Thursday, January 05, 2006

Am I a doofus? oh yes, but it only matters if I don't hide it

I'm not sure how to write this, or even of what I should say. I guess the best I can do is not worry about it and write it with as much a sense of "train of thought" as possible.

In any case...

It's time to grow up. I was talking with a pastor about this in reference to figuring out just how important it is to work hard as far as achieving anything. Obvious? Yes. Oh yes, obvious to many things. But frankly I don't feel like I've had to work hard for anything. School? School was easy.

The way I see it is as thus: In school 70 percent of expected is just fine. you passed. good job, at least in one of our liberal arts majors. 80 percent - better. 90 percent - great! 100 percent? good job. Exceptional!

If you make a mistake than quite honestly you didn't lose much. You maybe didn't get a great grade an an assignment but most of those assignments really didn't matter much. Even at the Missourian there were undoubtably stories to fill in the newspaper which isn't that big to begin with and there are 90 reporters to cover anything. Even if the Missourian fails to get the jump on something it's not like there was every very much riding on it. I mean people were excited when the paper got a jump on something but it was still impressive - not like people expected it to get the story first. I made a royal mistake at the Missourian by not getting a story we should have. Somehow I did just fine at the end of it.

Not so at the Globe. At the Globe I'm infinitely more important and unfortunately I'm making the same stupid, stupid, stupid mistakes. I need to figure out how to fix these. The trick, I think, is to resolve the same issue I've had for a long long time. When I come up with someone that someone should know I need to get over not feeling big enough next to my superiors and tell them when there's an error. Tell them immediately so the communication is there. Not to let something die because I didn't have the courage to go ahead and stop it ... or at least molify it.

My editor pitched a story to me today - BIG DEAL. My editor is not paid to do my job for me. Granted this particular story was something I had already covered in a brief, just not for a story. I had the event. I was there. I covered it (twice, actually, i felt it was usable twice and there was newsprint to fill). But it was my editor that found the clipping somewhere, circled it, cut it out and showed it to me. That should have been MY job. Not that my ego is bruised, far from it, but that i wasn't doing the job I was paid for.

Essentially I am not meeting the demands of this job. I am paid quite a bit of money to gather information and report on it. Information with errors is a useless piece of information. It's not valuable to anyone. It's ridiculous words on a page. No one benefits.

Thus a correction is simply UNACCEPTABLE. That's that. Period. They're not my rules.

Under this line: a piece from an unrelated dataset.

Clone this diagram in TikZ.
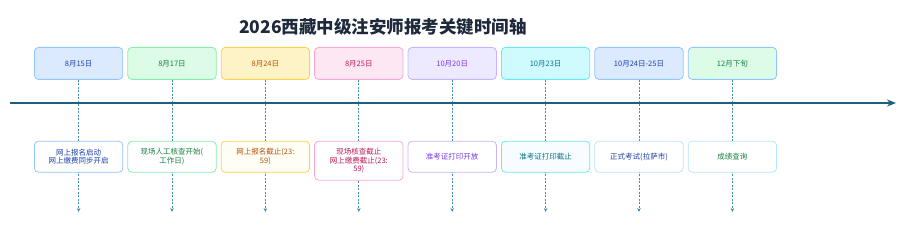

To repeat a phrase earlier in this blog there are few jobs where people are paid to guess at things, to not deliver a solid product. I cannot hope to get a job where I'm not expected to meet the requirements of the job. It's not like High School. 70 percent just won't cut it. 100 percent is the norm.

Comments:
I'm not sure of your work history, but 100 percent is not the norm for many jobs. Yes, journalists hold themselves to a higher standard than some professions (I'd say 5 to 20 percent higher, depending on the vocation), but it's still not 100 percent. That's inhuman. No one is on their A-game (or even their B+ game) all the time.

Aim big, yes, but don't be too heavily weighed down when the unavoidable mistakes come.
 
Chadwick, everyone makes mistakes. Aim for accuracy, but nobody can get it 100 percent right 100 percent of the time. Calm down. Take a deep breath. Stop taking yourself so seriously. I cried the first time I had to inform my superiors about a correction at my "real job". Now I know to figure out what happened and then just let it go.
 
I bet you wish you were brilliant like me!